As the artist put it, “Words and pictures by nature don’t agree. There is no good fit. I can’t say what I do or have done, but I know what I want, what I try to do. I can tell how I aim. I can’t say how I land.
When I began, I hated what I couldn’t control—all the annoying things I couldn’t see in the moment of taking a photograph, the crazy stuff that jumps into the edges of pictures. Now I like that part the best.
When someone first looks at a photograph they automatically wonder, ‘What is it?’ I want a photograph that easily answers that question. I want to be extremely obvious; obfuscation is bad grammar. Hopefully, the two-dimensional arrangements of shapes on the paper will be as lively and interesting as the three-dimensional world trapped inside the photograph. There should also be something there you haven’t seen before. Something should happen in the act of looking.

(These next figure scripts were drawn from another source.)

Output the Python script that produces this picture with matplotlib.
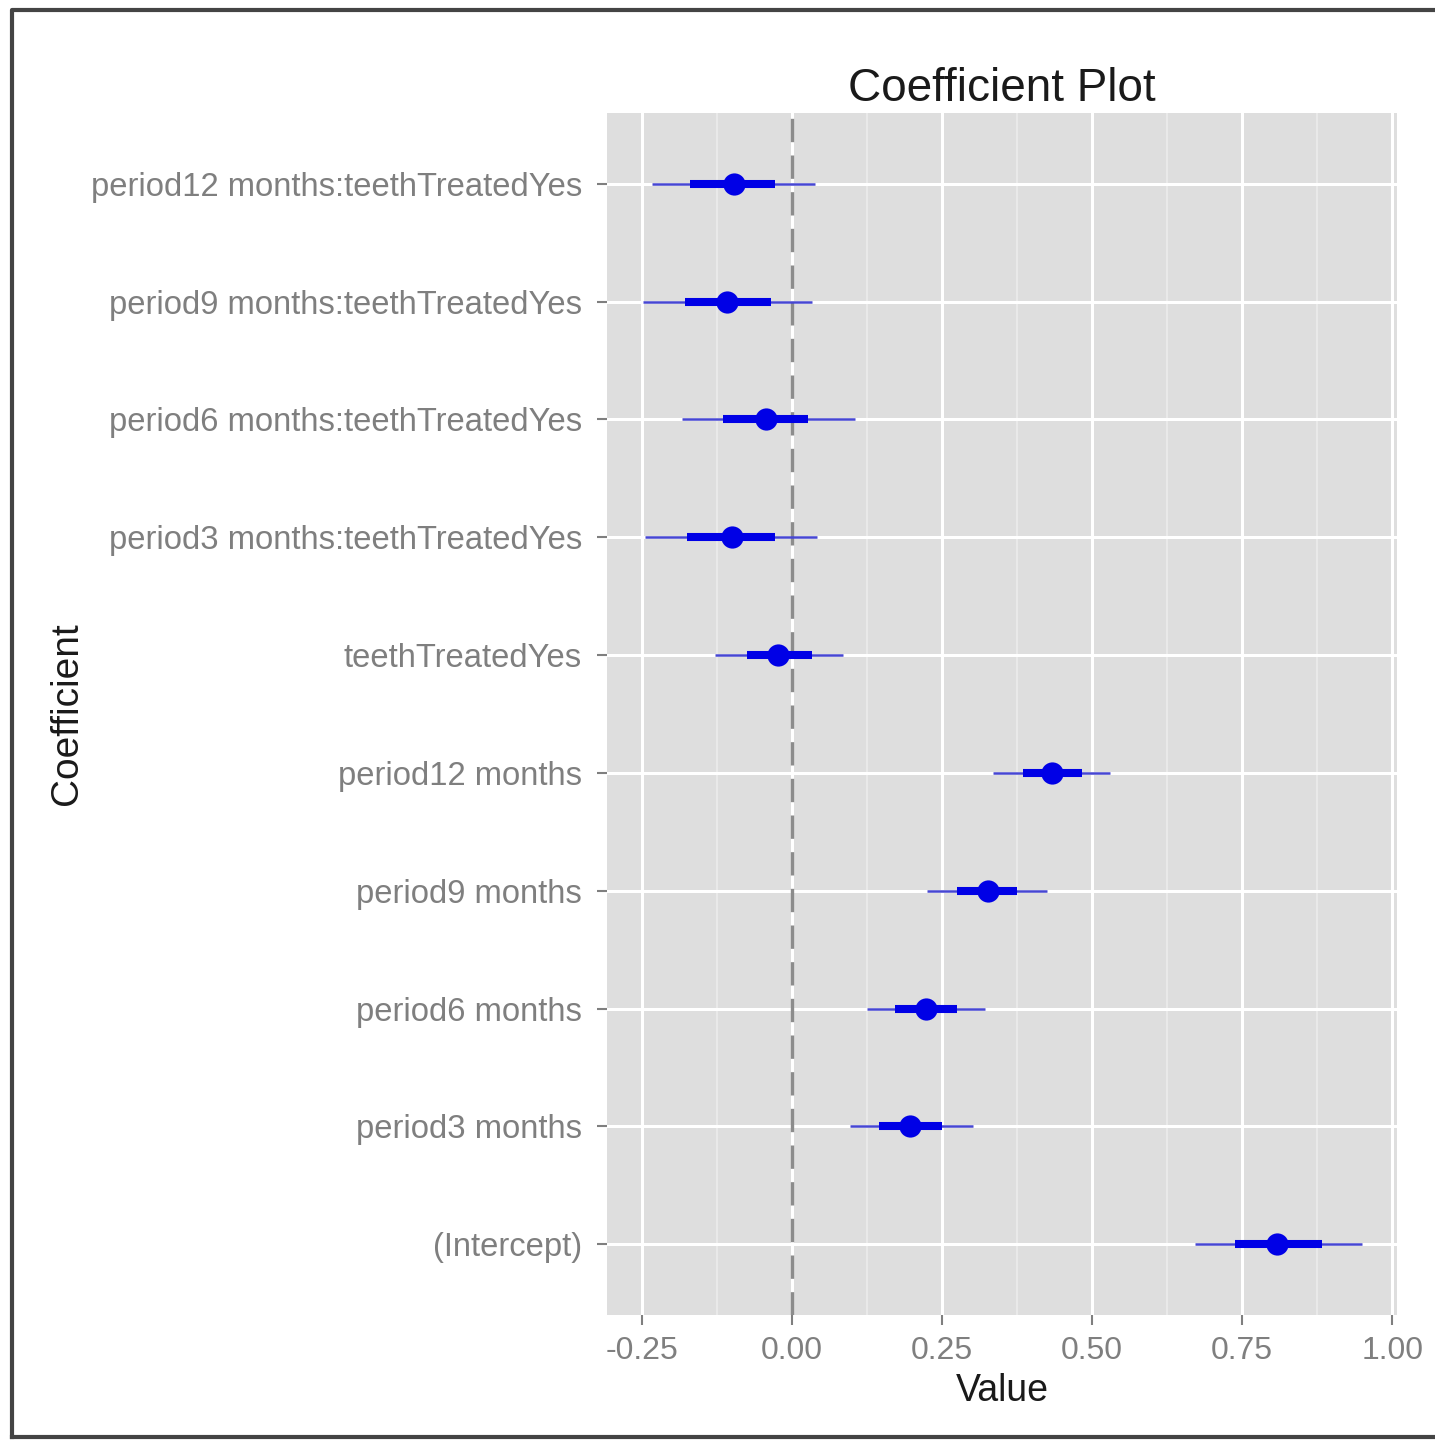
import matplotlib.pyplot as plt
from matplotlib.lines import Line2D

plt.rcParams['font.family'] = ['Liberation Sans', 'DejaVu Sans']

# coefficients, bottom to top
coefs = ["(Intercept)", "period3 months", "period6 months", "period9 months",
         "period12 months", "teethTreatedYes",
         "period3 months:teethTreatedYes", "period6 months:teethTreatedYes",
         "period9 months:teethTreatedYes", "period12 months:teethTreatedYes"]
estimate = [0.808, 0.197, 0.223, 0.327, 0.433, -0.023, -0.100, -0.043, -0.108, -0.097]
# inner interval (1 s.e.)
inner_lo = [0.738, 0.145, 0.172, 0.275, 0.385, -0.075, -0.175, -0.115, -0.178, -0.170]
inner_hi = [0.883, 0.250, 0.275, 0.375, 0.483, 0.033, -0.028, 0.027, -0.035, -0.028]
# outer interval (2 s.e.)
outer_lo = [0.672, 0.097, 0.125, 0.225, 0.335, -0.128, -0.245, -0.183, -0.248, -0.233]
outer_hi = [0.950, 0.302, 0.322, 0.425, 0.530, 0.085, 0.042, 0.105, 0.033, 0.038]

xticks = [-0.25, 0.0, 0.25, 0.5, 0.75, 1.0]
xminor = [-0.125, 0.125, 0.375, 0.625, 0.875]

fig = plt.figure(figsize=(14.35, 14.4), dpi=100)
ax = fig.add_axes([0.423, 0.0868, 0.5505, 0.8347])
ax.set_facecolor('#DEDEDE')

y = list(range(len(coefs)))

# grid
for v in xminor:
    ax.axvline(v, color='#EDEDED', lw=1.1, zorder=0)
for v in xticks:
    ax.axvline(v, color='white', lw=2.2, zorder=0)
for yy in y:
    ax.axhline(yy, color='white', lw=2.2, zorder=0)

ax.axvline(0, color='#8C8C8C', lw=2.4, ls=(0, (7, 4)), zorder=1)

ax.hlines(y, outer_lo, outer_hi, color='#4646D2', lw=1.8, zorder=2)
ax.hlines(y, inner_lo, inner_hi, color='#0000E6', lw=5.8, zorder=3)
ax.plot(estimate, y, 'o', color='#0000E6', ms=16, mec='none', zorder=4)

ax.set_xlim(-0.308, 1.008)
ax.set_ylim(-0.6, len(coefs) - 0.4)
ax.set_xticks(xticks)
ax.set_xticklabels(["-0.25", "0.00", "0.25", "0.50", "0.75", "1.00"])
ax.set_yticks(y)
ax.set_yticklabels(coefs)
ax.tick_params(axis='both', colors='#7F7F7F', labelcolor='#7F7F7F',
               labelsize=23, length=7, width=1.5)
ax.tick_params(axis='y', pad=11, labelsize=23.6)
ax.tick_params(axis='x', pad=8)
for s in ax.spines.values():
    s.set_visible(False)

ax.set_title("Coefficient Plot", fontsize=33, color='#1A1A1A', pad=9)
ax.set_xlabel("Value", fontsize=27, color='#1A1A1A', labelpad=5)
ax.set_ylabel("Coefficient", fontsize=28, color='#1A1A1A', labelpad=4)

# frame around the picture
fig.add_artist(Line2D([12/1435, 12/1435, 1.0], [1-1437/1440, 1-10/1440, 1-10/1440],
                      transform=fig.transFigure, color='#444444', lw=3))
fig.add_artist(Line2D([12/1435, 1.0], [1-1437/1440, 1-1437/1440],
                      transform=fig.transFigure, color='#444444', lw=3))

plt.savefig("out.png", dpi=100)
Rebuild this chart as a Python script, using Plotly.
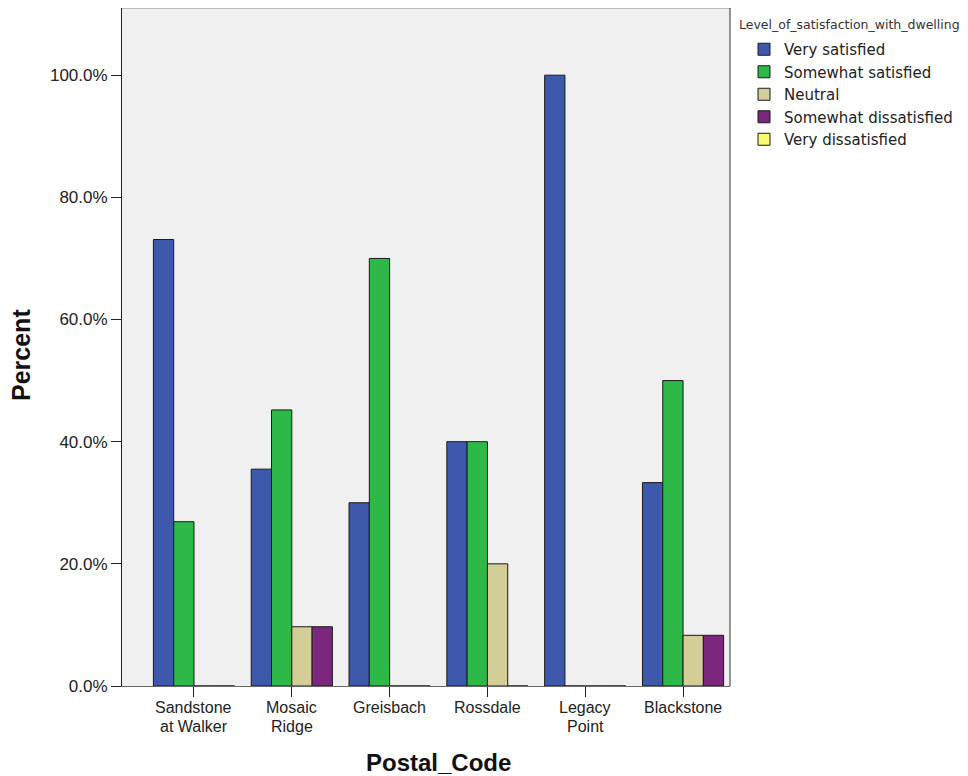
import plotly.graph_objects as go

categories = ["Sandstone<br>at Walker", "Mosaic<br>Ridge", "Greisbach", "Rossdale", "Legacy<br>Point", "Blackstone"]
series_names = ["Very satisfied", "Somewhat satisfied", "Neutral", "Somewhat dissatisfied", "Very dissatisfied"]
very_satisfied = [73.1, 35.5, 30.0, 40.0, 100.0, 33.3]
somewhat_satisfied = [26.9, 45.2, 70.0, 40.0, 0.0, 50.0]
neutral = [0.0, 9.7, 0.0, 20.0, 0.0, 8.3]
somewhat_dissatisfied = [0.0, 9.7, 0.0, 0.0, 0.0, 8.3]
very_dissatisfied = [None, None, None, None, None, None]
y_ticks = [0, 20, 40, 60, 80, 100]
legend_title = "Level_of_satisfaction_with_dwelling"
x_title = "Postal_Code"
y_title = "Percent"

colors = ["#3E58AC", "#2EB848", "#D3CE97", "#7B277D", "#FBF873"]
values = [very_satisfied, somewhat_satisfied, neutral, somewhat_dissatisfied, very_dissatisfied]

# page-pixel helpers (page has 8px body margin)
L, R, T, B = 122, 730, 8, 686
def px(X):
    return (X - L) / (R - L)
def py(Y):
    return (B - Y) / (B - T)

w = 0.2075
fig = go.Figure()
for i, (name, vals, col) in enumerate(zip(series_names, values, colors)):
    fig.add_trace(go.Bar(
        x=categories, y=vals, name=name,
        marker=dict(color=col, line=dict(color="#1a1a1a", width=1)),
        width=w, offset=-2 * w + min(i, 3) * w,
        hoverinfo="skip",
    ))

annotations = [
    dict(text="<b>" + y_title + "</b>", xref="paper", yref="paper", x=px(21), y=py(355),
         showarrow=False, textangle=-90, xanchor="center", yanchor="middle",
         font=dict(size=25, color="#111", family="Liberation Sans, Arial, sans-serif")),
    dict(text="<b>" + x_title + "</b>", xref="paper", yref="paper", x=px(438), y=py(762),
         showarrow=False, xanchor="center", yanchor="middle",
         font=dict(size=24, color="#111", family="Liberation Sans, Arial, sans-serif")),
    dict(text=legend_title, xref="paper", yref="paper", x=px(737), y=py(24),
         showarrow=False, xanchor="left", yanchor="middle",
         font=dict(size=12.5, color="#333", family="DejaVu Sans, sans-serif")),
]
# category labels, tightly spaced lines like the reference
for cat in categories:
    for j, line in enumerate(cat.split("<br>")):
        annotations.append(dict(
            text=line, xref="x", yref="paper", x=cat, y=py(708 + 18.5 * j),
            showarrow=False, xanchor="center", yanchor="middle",
            font=dict(size=16, color="#222", family="Liberation Sans, Arial, sans-serif"),
        ))

fig.update_layout(
    width=960, height=768,
    margin=dict(l=114, r=238, t=0, b=90),
    paper_bgcolor="white",
    plot_bgcolor="#F0F0F0",
    barmode="overlay",
    font=dict(family="Liberation Sans, Arial, sans-serif", size=17, color="#222"),
    showlegend=True,
    legend=dict(
        x=px(744), xanchor="left", y=py(33), yanchor="top",
        font=dict(size=15, color="#222", family="DejaVu Sans, sans-serif"),
        tracegroupgap=0,
        bgcolor="rgba(0,0,0,0)",
    ),
    xaxis=dict(
        type="category", range=[-0.736, 5.48],
        showline=True, linecolor="#666", linewidth=1, mirror=False,
        ticks="outside", ticklen=10, tickcolor="#222",
        showgrid=False, showticklabels=False,
    ),
    yaxis=dict(
        range=[0, 111.0], tickvals=y_ticks,
        ticktext=[f"{v:.1f}%" for v in y_ticks],
        showline=True, linecolor="#222", linewidth=1,
        ticks="outside", ticklen=10, tickcolor="#222",
        showgrid=False, zeroline=False, tickfont=dict(size=17, color="#222"),
    ),
    annotations=annotations,
)
# top and right frame
fig.add_shape(type="line", xref="paper", yref="paper", x0=0, x1=1, y0=1, y1=1, line=dict(color="#888", width=1))
fig.add_shape(type="line", xref="paper", yref="paper", x0=1, x1=1, y0=0, y1=1, line=dict(color="#333", width=1))

fig.write_html("out.html")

I want a photograph that makes me aware of what is physically in front of me, a photograph that gives me the pleasure of getting lost. It is like asking yourself a joke: not really knowing what the answer is, giving up, and then seeing the punch line and really laughing.”
Photographer Judy Linn was born in Detroit, Michigan, in 1947, and received her BFA from Pratt Institute, New York, in 1969. She has had solo shows at the Atlanta Contemporary Art Center (2008), Presentation House Gallery, Vancouver (2007), White Columns, New York (2005), and the Fotomuseum, Antwerp (2004), and her work has been included in numerous group exhibitions including “Who Shot Rock & Roll: A Photographic History, 1955 to the Present” at the Brooklyn Museum (2009), “Strange Messenger” at the Musuem Boijmans van Beuningen, Rotterdam (2004), the 1995 Whitney Biennial, and “From the Collection of Sam Wagstaff” at the Corcoran Gallery of Art, Washington, DC (1978). Linn’s photographs are in the collections of the Detroit Institute of Arts, the Getty Collection, the Whitney Museum of American Art, and the International Center of Photography. She is the recipient of an Arts and Letters Award in Art from the American Academy of Arts and Letters, a Louis Comfort Tiffany Foundation Award in Photography, a Peter S. Reed Foundation grant, and an Anonymous Was a Woman grant. Patti Smith 1969-1976, photographs by Judy Linn was published by Abrams in 2011. Judy Linn lives and works in the Hudson Valley. She began exhibiting with Feature Inc. in 1989 and this is her seventh one-person exhibition with the gallery.